Impossible Pattern Count

Certain patterns just can’t occur for particular solutions. For example if the solution was purse the pattern can never be 🟨⬛🟩🟨🟩. I use the allowable word list to figure out if a pattern is possible or not, and I keep count of how many impossible patterns there are for each candidate as I iterate through all possible guesses and found patterns.

This should be zero for the actual solution, but in practice sometimes some errant score share shows an impossible pattern. Because I am not using any minimum count, I had to be more rigorous at filtering out random non-NYT wordle shares, like from wordle.at or other sites, etc - and those are other changes I made to make this code work. But sometimes there’s a totally normal looking share that has an impossible pattern for the actual solution. Presumably someone playing an old version of the game?

Also, sometimes one ore more incorrect solutions has an impossible pattern count of 0.

Combining the score and the new metrics

The current strategy is : use the normalized score, but if it’s not a strong signal compared to the runner up: rerank with the sum of the ranks of fraction_found, the KS statistic, the original normalized score, and - you’ll love this - the square of (impossible_pattern_count + 1).
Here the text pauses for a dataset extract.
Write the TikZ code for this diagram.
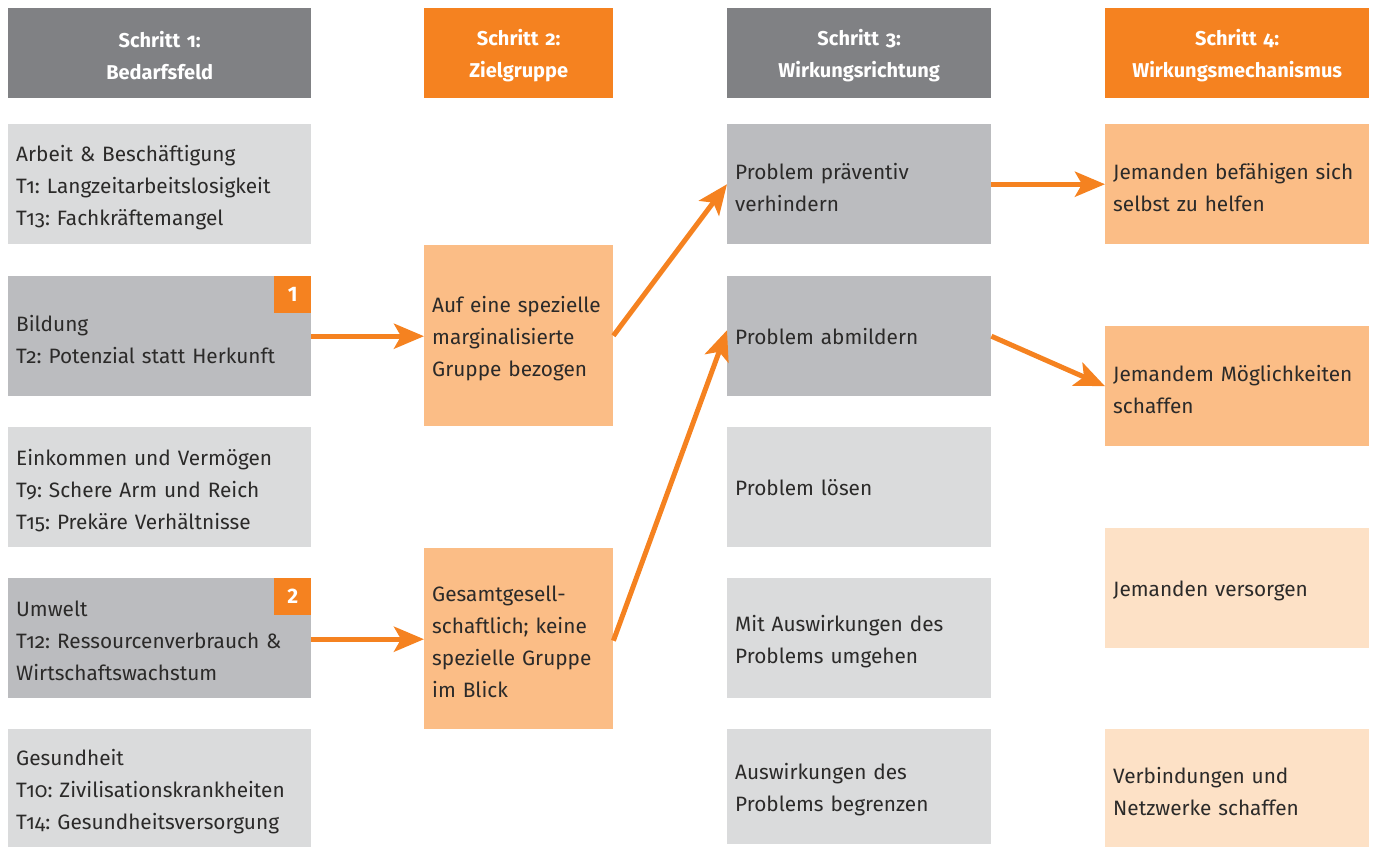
\documentclass[tikz,border=0pt]{standalone}
\usepackage{fontspec}
\setmainfont{Fira Sans}[Numbers=OldStyle]
\usetikzlibrary{arrows.meta}
\frenchspacing
\definecolor{hgray}{HTML}{808184}
\definecolor{orng}{HTML}{F58220}
\definecolor{lorng}{HTML}{FBBD86}
\definecolor{porng}{HTML}{FDE1C6}
\definecolor{lgray}{HTML}{DADBDC}
\definecolor{dgray}{HTML}{BBBCBF}
\definecolor{txt}{HTML}{2B2A29}
\tikzset{
  box/.style args={#1/#2}{anchor=north west, inner xsep=8pt, inner ysep=0pt,
    text width=#1pt-16pt, minimum height=#2pt, align=left, text=txt,
    font=\fontsize{20.8}{32}\selectfont\frenchspacing,
    execute at end node={\par\kern-6pt}},
  hdr/.style args={#1/#2}{anchor=north west, inner sep=0pt,
    text width=#1pt, minimum height=90pt, align=center, text=white, fill=#2,
    font=\fontsize{20}{32}\selectfont\bfseries\frenchspacing,
    execute at end node={\par\kern-5pt}},
  badge/.style={anchor=north east, fill=orng, text=white, inner sep=0pt,
    minimum size=37pt, font=\fontsize{21}{24}\selectfont\bfseries\addfontfeatures{Numbers=Lining}},
  arr/.style={draw=orng, line width=5pt, -{Stealth[length=30pt,width=25pt,inset=7pt]}},
}
\begin{document}
\begin{tikzpicture}[x=1pt,y=-1pt]
\useasboundingbox (0,0) rectangle (1375,846);
% headers
\node[hdr=303/hgray] (h1) at (8,8) {Schritt 1:\\Bedarfsfeld};
\node[hdr=189/orng] (h2) at (424,8) {Schritt 2:\\Zielgruppe};
\node[hdr=264/hgray] (h3) at (727,8) {Schritt 3:\\Wirkungsrichtung};
\node[hdr=264/orng] (h4) at (1105,8) {Schritt 4:\\Wirkungsmechanismus};
% column 1
\node[box=303/120, fill=lgray] (a1) at (8,124) {Arbeit \& Beschäftigung\\T1: Langzeitarbeitslosigkeit\\T13: Fachkräftemangel};
\node[box=303/120, fill=dgray] (a2) at (8,276) {Bildung\\T2: Potenzial statt Herkunft};
\node[box=303/120, fill=lgray] (a3) at (8,427) {Einkommen und Vermögen\\T9: Schere Arm und Reich\\T15: Prekäre Verhältnisse};
\node[box=303/120, fill=dgray] (a4) at (8,578) {Umwelt\\T12: Ressourcenverbrauch \&\\Wirtschaftswachstum};
\node[box=303/118, fill=lgray] (a5) at (8,729) {Gesundheit\\T10: Zivilisationskrankheiten\\T14: Gesundheitsversorgung};
\node[badge] (b1) at (a2.north east) {1};
\node[badge] (b2) at (a4.north east) {2};
% column 2
\node[box=189/181, fill=lorng] (z1) at (424,245) {Auf eine spezielle\\marginalisierte\\Gruppe bezogen};
\node[box=189/181, fill=lorng] (z2) at (424,548) {Gesamtgesell-\\schaftlich; keine\\spezielle Gruppe\\im Blick};
% column 3
\node[box=264/120, fill=dgray] (w1) at (727,124) {Problem präventiv\\verhindern};
\node[box=264/120, fill=dgray] (w2) at (727,276) {Problem abmildern};
\node[box=264/120, fill=lgray] (w3) at (727,427) {Problem lösen};
\node[box=264/120, fill=lgray] (w4) at (727,578) {Mit Auswirkungen des\\Problems umgehen};
\node[box=264/115, fill=lgray] (w5) at (727,729) {Auswirkungen des\\Problems begrenzen};
% column 4
\node[box=264/120, fill=lorng] (m1) at (1105,124) {Jemanden befähigen sich\\selbst zu helfen};
\node[box=264/120, fill=lorng] (m2) at (1105,326) {Jemandem Möglichkeiten\\schaffen};
\node[box=264/120, fill=porng] (m3) at (1105,528) {Jemanden versorgen};
\node[box=264/118, fill=porng] (m4) at (1105,729) {Verbindungen und\\Netzwerke schaffen};
% arrows
\draw[arr] (a2.east) -- (a2.east -| z1.west);
\draw[arr] ([yshift=-1pt]a4.east) -- ([yshift=-1pt]a4.east -| z2.west);
\draw[arr] (z1.east) -- (w1.west);
\draw[arr] ([yshift=-2pt]z2.east) -- ([yshift=6pt]w2.west);
\draw[arr] (w1.east) -- (m1.west);
\draw[arr] (w2.east) -- (m2.west);
\end{tikzpicture}
\end{document}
It will also rerank if the impossible pattern count of the top candidate is > 0. I don’t even remember which wordle made me add that random and clearly-not-hacky condition.

My 100% accuracy is a sham

So, yes, with all this post-hoc combination of 4 parameters, my code now “solves” 100% of the Wordles with one guess based on the shared scores on Blue Sky. But this is only because I have been constantly tweaking the heuristics to account for all the edge cases when my prior methods failed.
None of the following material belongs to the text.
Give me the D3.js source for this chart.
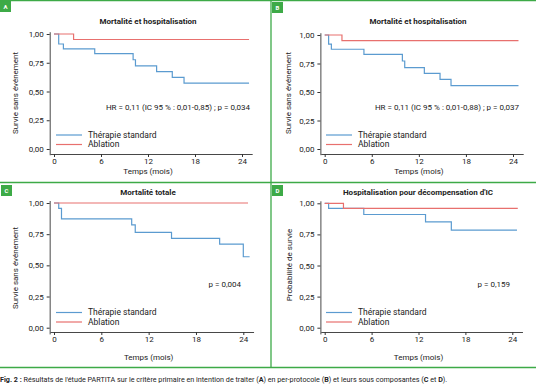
<!DOCTYPE html>
<html>
<head>
<meta charset="utf-8">
<script src="https://d3js.org/d3.v7.min.js"></script>
<style type="text/css">
  body { margin: 0; background: #fff; }
  svg text { font-family: "Liberation Sans Narrow", Roboto, sans-serif; fill: #222; }
  .tick text { font-size: 8px; }
  .tick line, .domain { stroke: #333; }
</style>
</head>
<body>
<svg id="fig" width="536" height="386"></svg>
<script>
// survival data (time in months, survival probability)
var months = [0, 6, 12, 18, 24];
var yTicks = [0, 0.25, 0.5, 0.75, 1];

var stdA_t = [0, 0.6, 1.2, 5.2, 10.1, 10.4, 13.1, 15.1, 16.6, 24.9];
var stdA_s = [1, 0.913, 0.870, 0.830, 0.776, 0.722, 0.672, 0.623, 0.572, 0.572];
var ablA_t = [0, 2.5, 24.9];
var ablA_s = [1, 0.952, 0.952];

var stdB_t = [0, 0.5, 0.85, 5.0, 9.9, 10.2, 12.7, 14.7, 16.1, 24.7];
var stdB_s = [1, 0.92, 0.875, 0.83, 0.772, 0.713, 0.664, 0.611, 0.556, 0.556];
var ablB_t = [0, 2.2, 24.7];
var ablB_s = [1, 0.95, 0.95];

var stdC_t = [0, 0.6, 0.95, 9.85, 10.3, 14.9, 21.0, 24.0, 24.8];
var stdC_s = [1, 0.957, 0.872, 0.824, 0.765, 0.717, 0.671, 0.569, 0.569];
var ablC_t = [0, 24.6];
var ablC_s = [1, 1];

var stdD_t = [0, 0.5, 5.0, 12.9, 16.2, 24.6];
var stdD_s = [1, 0.96, 0.91, 0.85, 0.784, 0.784];
var ablD_t = [0, 2.4, 24.7];
var ablD_s = [1, 0.96, 0.96];

var titles = ["Mortalité et hospitalisation", "Mortalité et hospitalisation",
              "Mortalité totale", "Hospitalisation pour décompensation d'IC"];
var yLabels = ["Survie sans événement", "Survie sans événement",
               "Survie sans événement", "Probabilité de survie"];
var stats = ["HR = 0,11 (IC 95 % : 0,01-0,85) ; p = 0,034",
             "HR = 0,11 (IC 95 % : 0,01-0,88) ; p = 0,037",
             "p = 0,004", "p = 0,159"];
var badges = ["A", "B", "C", "D"];
var seriesNames = ["Thérapie standard", "Ablation"];

var blue = "#5b9bd0", red = "#e8706e", green = "#3daa47";

// layout for each panel
var panels = [
  {x0: 54, x24: 242, y1: 34, y0: 149, xAxY: 154, tx: 148, ty: 24, ylx: 15, yly: 93, xly: 173.5,
   lx: 56, ly: 135, sx: 250, sy: 110, bx: 0, by: 1,
   std: [stdA_t, stdA_s], abl: [ablA_t, ablA_s]},
  {x0: 324.7, x24: 513, y1: 35, y0: 149, xAxY: 154, tx: 418, ty: 24, ylx: 288, yly: 93, xly: 173.5,
   lx: 326, ly: 135, sx: 519, sy: 110, bx: 272, by: 2,
   std: [stdB_t, stdB_s], abl: [ablB_t, ablB_s]},
  {x0: 54, x24: 243.3, y1: 203, y0: 327.7, xAxY: 332, tx: 148, ty: 195, ylx: 15, yly: 268, xly: 360,
   lx: 56, ly: 312.5, sx: 241, sy: 287, bx: 1, by: 185,
   std: [stdC_t, stdC_s], abl: [ablC_t, ablC_s]},
  {x0: 324.7, x24: 512.3, y1: 203.3, y0: 327.7, xAxY: 332, tx: 418, ty: 195, ylx: 289, yly: 265, xly: 360,
   lx: 326, ly: 312.5, sx: 510, sy: 287, bx: 272, by: 185,
   std: [stdD_t, stdD_s], abl: [ablD_t, ablD_s]}
];

var svg = d3.select("#fig");
var fmt = d3.format(".2f");

panels.forEach(function(p, i) {
  var g = svg.append("g");
  var xs = d3.scaleLinear().domain([0, 24]).range([p.x0, p.x24]);
  var ys = d3.scaleLinear().domain([0, 1]).range([p.y0, p.y1]);
  var xAx = d3.scaleLinear().domain([-0.5, 25.3]).range([xs(-0.5), xs(25.3)]);
  var yAx = d3.scaleLinear().domain([-0.05, 1.02]).range([ys(-0.05), ys(1.02)]);
  var yAxX = xs(-0.55);

  g.append("g").attr("transform", "translate(0," + p.xAxY + ")")
    .call(d3.axisBottom(xAx).tickValues(months).tickSize(3).tickSizeOuter(0).tickPadding(1));
  g.append("g").attr("transform", "translate(" + yAxX + ",0)")
    .call(d3.axisLeft(yAx).tickValues(yTicks).tickSize(3).tickSizeOuter(0).tickPadding(3)
      .tickFormat(function(d) { return fmt(d).replace(".", ","); }));
  g.selectAll(".domain").attr("stroke-width", 0.9);

  var line = d3.line().curve(d3.curveStepAfter)
    .x(function(d) { return xs(d[0]); }).y(function(d) { return ys(d[1]); });
  [[p.std, blue], [p.abl, red]].forEach(function(s) {
    var pts = d3.zip(s[0][0], s[0][1]);
    g.append("path").attr("d", line(pts)).attr("fill", "none")
      .attr("stroke", s[1]).attr("stroke-width", 1.2);
  });

  g.append("text").attr("x", p.tx).attr("y", p.ty).attr("text-anchor", "middle")
    .attr("font-size", 8).attr("font-weight", "bold").text(titles[i]);
  g.append("text").attr("transform", "translate(" + p.ylx + "," + p.yly + ") rotate(-90)")
    .attr("text-anchor", "middle").attr("dy", "0.35em").attr("font-size", 8).text(yLabels[i]);
  g.append("text").attr("x", (xs(0) + xs(24)) / 2).attr("y", p.xly).attr("text-anchor", "middle")
    .attr("font-size", 8).text("Temps (mois)");
  g.append("text").attr("x", p.sx).attr("y", p.sy).attr("text-anchor", "end")
    .attr("font-size", 8).text(stats[i]);

  [blue, red].forEach(function(c, k) {
    var yy = p.ly + k * 9.5;
    g.append("line").attr("x1", p.lx).attr("x2", p.lx + 26).attr("y1", yy).attr("y2", yy)
      .attr("stroke", c).attr("stroke-width", 1.2);
    g.append("text").attr("x", p.lx + 32).attr("y", yy).attr("dy", "0.33em")
      .attr("font-size", 8.5).text(seriesNames[k]);
  });

  g.append("rect").attr("x", p.bx).attr("y", p.by).attr("width", 11).attr("height", 11).attr("fill", green);
  g.append("text").attr("x", p.bx + 5.5).attr("y", p.by + 8).attr("text-anchor", "middle")
    .attr("font-size", 6).attr("font-weight", "bold").style("fill", "#fff").text(badges[i]);
});

// frame lines
var frame = [[0, 0.5, 536, 0.5], [0, 182.5, 536, 182.5], [0, 367.5, 536, 367.5], [271, 0, 271, 367.5]];
svg.selectAll("line.frame").data(frame).enter().append("line").attr("class", "frame")
  .attr("x1", function(d) { return d[0]; }).attr("y1", function(d) { return d[1]; })
  .attr("x2", function(d) { return d[2]; }).attr("y2", function(d) { return d[3]; })
  .attr("stroke", green).attr("stroke-width", 1.3);

// caption
var cap = svg.append("text").attr("x", 0).attr("y", 382).attr("font-size", 7.2);
cap.append("tspan").attr("font-weight", "bold").text("Fig. 2 : ");
cap.append("tspan").text("Résultats de l'étude PARTITA sur le critère primaire en intention de traiter (");
cap.append("tspan").attr("font-weight", "bold").text("A");
cap.append("tspan").text(") en per-protocole (");
cap.append("tspan").attr("font-weight", "bold").text("B");
cap.append("tspan").text(") et leurs sous composantes (");
cap.append("tspan").attr("font-weight", "bold").text("C");
cap.append("tspan").text(" et ");
cap.append("tspan").attr("font-weight", "bold").text("D");
cap.append("tspan").text(").");
</script>
</body>
</html>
Initially I only reranked poor score-only solutions with the “fraction found” metric. But then that didn’t always work. I was sorting by impossible pattern count but then for at least one puzzle the actual solution had an impossible pattern count of 1 and the false solution was 0. I had initially reduced my candidates to the top 20 via my “normalized score” metric before reranking … until that failed Wordle 821 and I had to expand to the top 50, because the norm_score of the true answer was so poor.

In any event, it is only a matter of time before the latest version of my “100% accurate” algorithm fails again.

You can view my 100% (ha!) success rate and explore the data and solutions via this dash app.

NoteWhat about a classifier?

You would think a classifier machine learning model trained on the metrics I describe above would be able to accurately predict the most likely solution – without hacky post-hoc equations. Well, the classifier probability for flown was 0.931, but for the incorrect solution blown it was .962 - that was training on everything but the data for the flown puzzle.

If I train on Wordles 800-1350, and predict on > 1350, an Xgboost classifier misfires two puzzles, both of which have rank 1 in the normalized score. 😕 Obviously, I have not optimized the hyperparameters nor implemented early stopping to avoid overfitting but a quick approach here did not work.